Richard III, Shakespeare's Globe | reviews, news & interviews
Richard III, Shakespeare's Globe
Richard III, Shakespeare's Globe
A soft and stuttering Richard proves more unsettling than any polished villain
“Would you enforce me to a world of cares?” croons Rylance’s Richard III, lingering tremulously over his question, the picture of world-sick piety and reluctance. As the groundlings cheer an ecstatic affirmative, Shakespeare’s most compelling villain once again claims the dramatic victory. History may have him as the vanquished, but in Tim Carroll’s new Globe production, even death cannot strip the crown of the vanquisher from Mark Rylance’s brow.

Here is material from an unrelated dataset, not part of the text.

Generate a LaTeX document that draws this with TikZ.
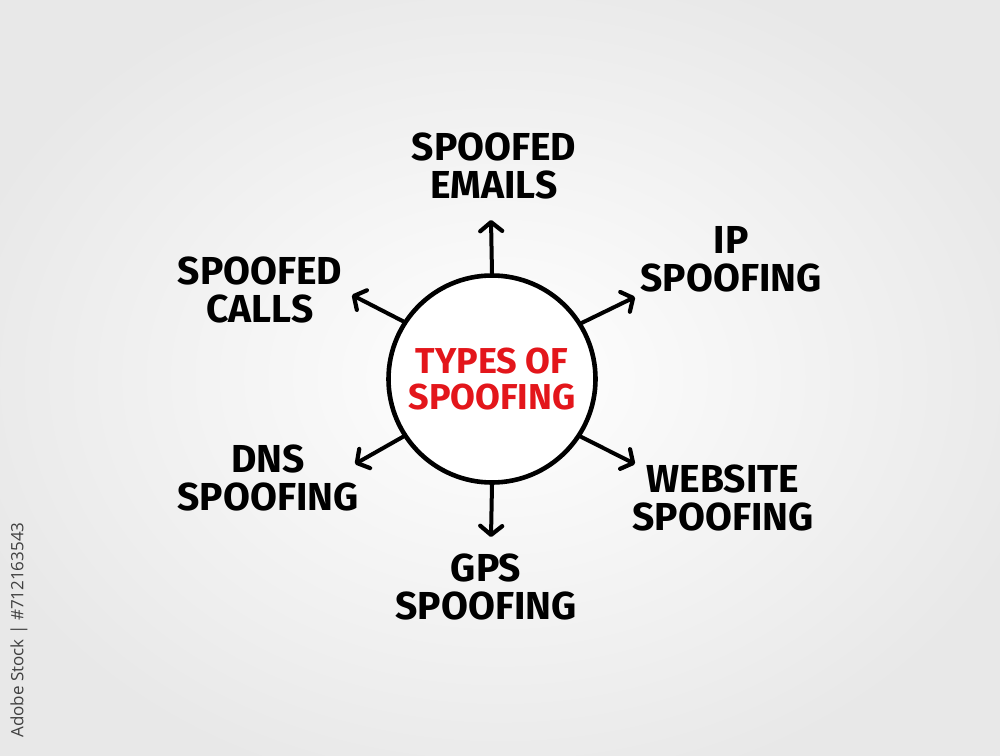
\documentclass[tikz,border=0pt]{standalone}
\usepackage{fontspec}
\setmainfont{Fira Sans}
\newfontfamily\wmfont{Open Sans}
\usetikzlibrary{arrows.meta}
\definecolor{hubred}{HTML}{E3161B}
\definecolor{wmgray}{HTML}{404040}
\tikzset{
  lbl/.style={align=center, font=\fontsize{39}{38}\selectfont\bfseries, text=black, inner sep=0pt},
  arr/.style={line width=4pt, line cap=round, -{Straight Barb[length=9pt,width=22pt,line width=4.2pt,round]}},
  hub/.style={circle, draw=black, line width=4.6pt, fill=white, minimum size=207pt, inner sep=0pt,
              align=center, font=\fontsize{36}{36}\selectfont\bfseries, text=hubred}
}
\begin{document}
\begin{tikzpicture}[x=1pt,y=-1pt]
\useasboundingbox (0,0) rectangle (1000,755);
\shade[inner color=white, outer color=black!9] (-60,-50) rectangle (1060,805);
\coordinate (eUp) at (491,220);
\coordinate (eUL) at (352,295);
\coordinate (eUR) at (635,297);
\coordinate (eLL) at (355,464);
\coordinate (eLR) at (635,464);
\coordinate (eDn) at (491,537);
\node[hub] (c) at (492,379) {TYPES OF\\SPOOFING};
\draw[arr] (c.90) -- (eUp);
\draw[arr] (c.147) -- (eUL);
\draw[arr] (c.32) -- (eUR);
\draw[arr] (c.213) -- (eLL);
\draw[arr] (c.-33) -- (eLR);
\draw[arr] (c.-90) -- (eDn);
\node[lbl] (em) at (494,166) {SPOOFED\\EMAILS};
\node[lbl] (ip) at (731,259) {IP\\SPOOFING};
\node[lbl] (ca) at (260,290) {SPOOFED\\CALLS};
\node[lbl] (dn) at (268,478) {DNS\\SPOOFING};
\node[lbl] (we) at (723,498) {WEBSITE\\SPOOFING};
\node[lbl] (gp) at (486,587) {GPS\\SPOOFING};
\node[rotate=90, text=wmgray, font=\wmfont\fontsize{17}{17}\selectfont, inner sep=0pt] (wm) at (19,630) {Adobe Stock | \#712163543};
\end{tikzpicture}
\end{document}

Any persistent memories of the strutting Johnny ‘Rooster’ Byron are banished within moments. Shrunken and hobbling, withered arm clutched uselessly across his chest, he stumbles his way around stage and verse alike. In a canny reinvention of Shakespeare’s most consummate actor-king, Rylance stresses not his skills in smoothing over his roughness and dissembling masculinity, but rather the reverse. This Richard plays on his vulnerability, hacking about the cadence of his carefully thought-out arguments, interrupting dialogue, and stuttering over his seductions. The pitiful result is more manipulative than any more polished villainy. Rylance's Richard is more devastating with a smile than a snarl.
All-male casting has significant impact in a play bookended by two crucial male-female conflicts - here fatally unbalanced
Though less straightforwardly comic than last night’s audience might have had him, Rylance’s Richard grows in humour as in desperation (the latter emerging with ferociously belated impact), climaxing in an unusually vulnerable final act, all defiancy fled. A second, unscripted, appearance by the ghosts of his former victims in the battle scene gives elegant closure to Tim Carroll’s reading, but aside from the efficient filleting of the text it is perhaps the only overt statement the director makes with his rather blank production.
Following once again the traditional practice of all-male casting (also to be seen in Carroll’s Twelfth Night revival later this season, starring Rylance as Olivia), the director’s period fidelity finds more strained expression in rather exaggerated costumes that distort the drama in a way that Rylance’s monarch refuses to. The two small princes are visions in powder-pink satin, while Richmond (beautifully spoken by James Garnon) seems less England’s saviour than an Elizabethan poseur in unfortunate ballooning britches and helmet.
All-male casting has more impact here than most, in a play bookended by two crucial male-female conflicts. Here they were fatally unbalanced by Johnny Flynn’s inexplicably tense Lady Anne, generating little heat (of passion or rage) with Rylance, and still less emotional momentum. What should have been a scene of perverse sexuality and triumph was obliterated by the altogether more intriguing encounter with Samuel Barnett’s waspish Queen Elizabeth (pictured below with Garnon), sealed with an unexpectedly heated kiss.
Despite patently not being the older woman Elizabeth Woodville so crucially was in her marriage to Edward IV (as Colin Hurley’s King Edward makes plain), Barnett creates a layered creature of this upstart queen, so steely of ambition as to countenance the incestuous marriage of her daughter to Richard. The interplay between Barnett and Garnon’s doughty Duchess of York is a delight, bringing a warmth rather lacking from the production’s political encounters.
Paul Chahidi’s Hastings is a brave exercise in self-regarding vulgarity – another villain who isn’t quite all he seems – and finds counterbalance in Liam Brennan’s wholesome Clarence. Roger Lloyd Pack feels miscast as the side-switching Buckingham, slipping more snugly into the bonhomous sidekick of the early scenes than the conscience-stricken Lord of the latter.
Jenny Tiramani’s designs are minimal, relying on the Globe’s regular architectural features to do their work. But between the marble pillars and painted panelling of doors (together, of course, with the costumes) the effect is a little visually bewildering, distracting focus from the intricacy of Rylance’s own dramatic designs. Placing audience members in the onstage gallery was, however, a lovely touch in this play where walls have ears, where playing to the crowd is everything.
Already set for a West End transfer, Tim Carroll’s quietly tragic Richard III offers a striking alternative to the overt darkness of the Old Vic’s recent production. But where the ensemble skills of the latter elevated its leading man, Carroll’s at times threatens to undercut his. Rylance is unquestionably the star here, but in stepping back and keeping all muted around him, Carroll does him a disservice. There’s no warped Richard who isn’t the more unnerving for a charged seduction scene, nor the more bitterly monomaniacal for a healthy rivalry with Buckingham.